Wednesday, April 4, 2018

Sanctum Santorium - Tumi Mogorosi



The idea of ancestry has been a pervasive theme among musicians and other poets for time immemorial, and it still remains an exegesis for emotive self-expression that forever connects the past with the present. It's therefore not surprising that modern jazz continues to explore and innovate expressions beyond the current, forging threads weaved in the contemporary from rags of the vintage for future languages. 

And this seems to be case in point for Tumi Mogorosi's onslaught against blunders of an otherwise apologetic local music scene, his studio album being a testament of a thousand days of dogged practice rituals that deepened the mystery of the mastery of Sanctum Sanctorium. But, composing from a drum kit? That's the dotard in me dabbling in the misty bars full of jazz jargon like poly-rhythms and...
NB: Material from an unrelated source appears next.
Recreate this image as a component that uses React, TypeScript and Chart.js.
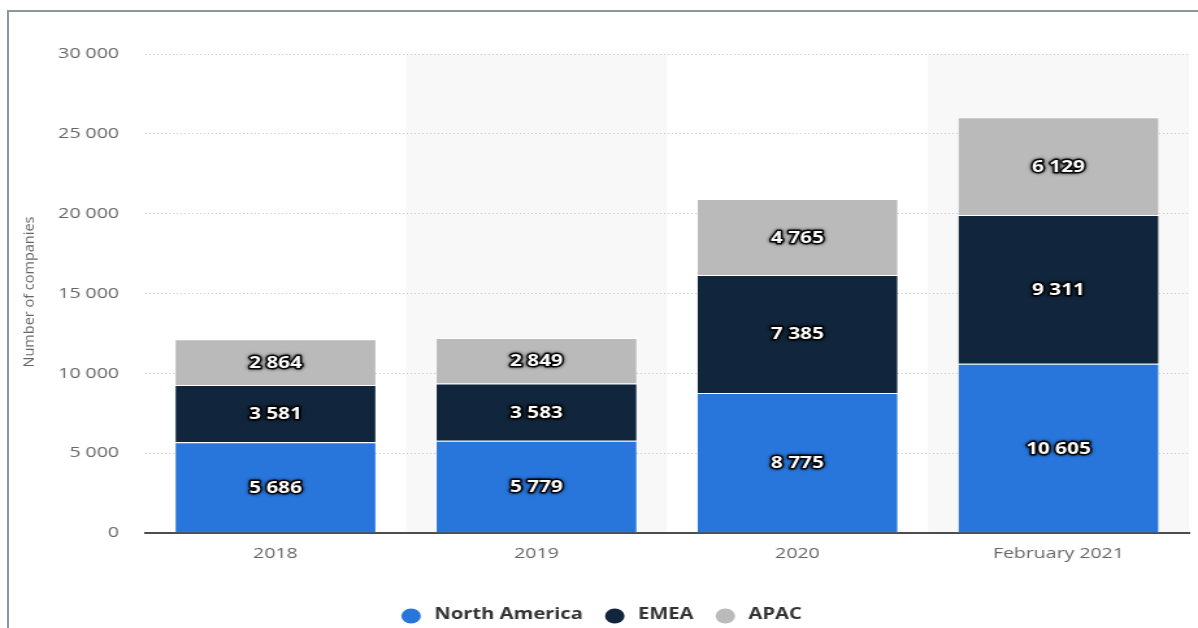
import React, { useEffect, useRef } from "react";
import { Chart, registerables } from "chart.js";

Chart.register(...registerables);

// Categories and series (number of companies by region)
const categories = ["2018", "2019", "2020", "February 2021"];
const northAmerica = [5686, 5779, 8775, 10605];
const emea = [3581, 3583, 7385, 9311];
const apac = [2864, 2849, 4765, 6129];
const seriesNames = ["North America", "EMEA", "APAC"];
const seriesColors = ["#2876dc", "#11263c", "#bababa"];
const yTicks = [0, 5000, 10000, 15000, 20000, 25000, 30000];
const yTitle = "Number of companies";

const VIEW_W = 1198;
const VIEW_H = 628;
// the drawing surface is rendered narrower and stretched to the view width
const CANVAS_W = 922;
const SX = VIEW_W / CANVAS_W;
const FONT = "'Open Sans', 'DejaVu Sans', sans-serif";

const fmt = (v: number) => String(v).replace(/\B(?=(\d{3})+(?!\d))/g, " ");

const bandPlugin = {
  id: "bands",
  beforeDraw(chart: any) {
    const { ctx, chartArea } = chart;
    const xs = chart.scales.x;
    const step = (chartArea.right - chartArea.left) / categories.length;
    ctx.save();
    ctx.fillStyle = "#f8f8f8";
    categories.forEach((_, i) => {
      if (i % 2 === 1) {
        const cx = xs.getPixelForValue(i);
        ctx.fillRect(cx - step / 2, chartArea.top, step, chartArea.bottom - chartArea.top);
      }
    });
    ctx.restore();
  },
};

const valueLabelPlugin = {
  id: "valueLabels",
  afterDatasetsDraw(chart: any) {
    const { ctx } = chart;
    ctx.save();
    ctx.font = `bold 16px ${FONT}`;
    ctx.textAlign = "center";
    ctx.textBaseline = "middle";
    ctx.lineJoin = "round";
    chart.data.datasets.forEach((ds: any, di: number) => {
      const meta = chart.getDatasetMeta(di);
      meta.data.forEach((bar: any, i: number) => {
        const v = ds.data[i];
        const x = bar.x;
        const y = (bar.y + bar.base) / 2 + 1;
        const t = fmt(v);
        ctx.shadowColor = "rgba(0,0,0,0.9)";
        ctx.shadowBlur = 3;
        ctx.lineWidth = 3;
        ctx.strokeStyle = "rgba(0,0,0,0.9)";
        ctx.strokeText(t, x, y);
        ctx.shadowBlur = 0;
        ctx.shadowColor = "transparent";
        ctx.fillStyle = "#ffffff";
        ctx.fillText(t, x, y);
      });
    });
    ctx.restore();
  },
};

const legendPlugin = {
  id: "bottomLegend",
  afterDraw(chart: any) {
    const { ctx, width } = chart;
    const r = 7.5;
    const gapText = 10.4;
    const gapItem = 17;
    const y = 615;
    ctx.save();
    ctx.font = `bold 15.5px ${FONT}`;
    ctx.textBaseline = "middle";
    ctx.textAlign = "left";
    const widths = seriesNames.map((n) => ctx.measureText(n).width);
    const total =
      widths.reduce((a, w) => a + 2 * r + gapText + w, 0) + gapItem * (seriesNames.length - 1);
    let x = width / 2 - total / 2 + 2;
    seriesNames.forEach((n, i) => {
      ctx.fillStyle = seriesColors[i];
      ctx.beginPath();
      ctx.arc(x + r, y + 1, r, 0, Math.PI * 2);
      ctx.fill();
      x += 2 * r + gapText;
      ctx.fillStyle = "#333333";
      ctx.fillText(n, x, y);
      x += widths[i] + gapItem;
    });
    ctx.restore();
  },
};

const titlePlugin = {
  id: "yTitle",
  afterDraw(chart: any) {
    const { ctx } = chart;
    ctx.save();
    ctx.translate(23, 292);
    ctx.scale(1 / SX, 1);
    ctx.rotate(-Math.PI / 2);
    ctx.font = `14.5px ${FONT}`;
    ctx.fillStyle = "#666666";
    ctx.textAlign = "center";
    ctx.textBaseline = "middle";
    ctx.fillText(yTitle, 0, 0);
    ctx.restore();
  },
};

export default function App() {
  const ref = useRef<HTMLCanvasElement | null>(null);

  useEffect(() => {
    const canvas = ref.current;
    if (!canvas) return;
    const values = [northAmerica, emea, apac];
    const chart = new Chart(canvas, {
      type: "bar",
      data: {
        labels: categories,
        datasets: values.map((d, i) => ({
          label: seriesNames[i],
          data: d,
          backgroundColor: seriesColors[i],
          borderColor: "#ffffff",
          borderWidth: { top: 1, bottom: 0, left: 0.5, right: 0.5 },
          borderSkipped: false,
          categoryPercentage: 1,
          barPercentage: 0.77,
        })),
      },
      options: {
        responsive: false,
        animation: false,
        devicePixelRatio: 1,
        events: [],
        layout: { padding: { top: 54, right: 7, bottom: 0, left: 0 } },
        plugins: {
          legend: { display: false },
          tooltip: { enabled: false },
        },
        scales: {
          x: {
            stacked: true,
            grid: { display: false, drawTicks: false },
            border: { display: true, color: "#4d4d4d", width: 2 },
            ticks: {
              color: "#666666",
              font: { family: FONT, size: 15 },
              padding: 12,
            },
            afterFit: (s: any) => {
              s.height = 95;
            },
          },
          y: {
            stacked: true,
            min: yTicks[0],
            max: yTicks[yTicks.length - 1],
            afterBuildTicks: (s: any) => {
              s.ticks = yTicks.map((v) => ({ value: v }));
            },
            ticks: {
              color: "#666666",
              font: { family: FONT, size: 15 },
              padding: 20,
              callback: (v: any) => fmt(Number(v)),
            },
            grid: { color: "#c8c8c8", drawTicks: false, lineWidth: 1 },
            border: { display: false, dash: [1, 2] },
            afterFit: (s: any) => {
              s.width = 111.6;
            },
          },
        },
      },
      plugins: [bandPlugin, valueLabelPlugin, legendPlugin, titlePlugin],
    });
    return () => chart.destroy();
  }, []);

  return (
    <div
      style={{
        position: "fixed",
        left: 0,
        top: 0,
        width: VIEW_W,
        height: VIEW_H,
        overflow: "hidden",
        background: "#ffffff",
      }}
    >
      <div
        style={{
          position: "absolute",
          left: 7,
          top: 10,
          width: VIEW_W,
          height: VIEW_H,
          borderLeft: "2px solid #8c979f",
          borderTop: "2px solid #8c979f",
        }}
      />
      <canvas
        ref={ref}
        width={CANVAS_W}
        height={VIEW_H}
        style={{
          position: "absolute",
          left: 0,
          top: 0,
          width: VIEW_W,
          height: VIEW_H,
          display: "block",
        }}
      />
    </div>
  );
}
I read once that a drummer named Buddy Rich would have his drum set positioned closest to the audience, perhaps a narcissistic character but hey, would compositions from a drummer sound better from the front row? Maybe not. but nonetheless here is a recording that proves that an improved contemplation of traditionalist rhythmic vocabulary can perfectly articulate his fragile textures and dynamic time signatures. 

There are blazing solos by his inimitable band member folded around moods set by his brushes on skins, but he doesn't stick out like a nail waiting hammers. The sound bears technical proficiency of a collective experience, perhaps because 'no man has no ancestor', but ultimately because like a marching troop with snare around his shoulder, he is one among many.


Sanctum Sanctorium is worried music to be wrestled with, enormously complex compositions, his near arthritic right ankle twisting on a nervous hi hat pedal. For the not so well versed jazzoids, the album can be frustratingly abstruse, lost in its quirky techniques most might find pretentious. Yet it is overall gem of inner-drumming and a sensual sanctity. It is a two hour jazz workout riddled with what sounds like memory slips, a dues-paying record driven by gritty beats steering an inimitable troupe of seasoned musos through ghostly ancient tabernacles.

For Tumi to traverse the Project ELO phase musically unscathed, one would credit his life partner Gabi Motuba for being his anchor in an oily pond piled with instrumentalist mannequins vying for shelf-life. Listening to Gabi's vocals, I also felt a resonance of birth, fresh and riveting that shred whatever melancholy clouds the album's vocally led compositions. Such music was clearly bred from love and borne unto us like their daughter, whom the couple named Thari. 

Hers is voice keeping wits of a crafty jazz trip with musicians on a bout with subtle fate. There's Pianist Malcolm Braff lifting multiple veils with each seemingly distracted chord while bassist Sebastien Schuster and celloist Andreas Plattner, incendiary in their conversation with souls beaten out of Tumi's skins.

Will the album enter the annals of history is one among the most daring and improvisational collection of musical expressions, or just another journey to soon be short lived? That will be answered by the many ears listening to his laments, as well his colleagues serenades within their eternal hymn of travails.

Yet, I firmly believe that if music like theirs can calm a pantheon of angry deities and appease their ancestors, so can their song help revive our lost ones and heal through vibrations our scarred humanness. Here, we have all stepped into the Holy Of Hollies, and our ailments might find balm and oil for our muted voices.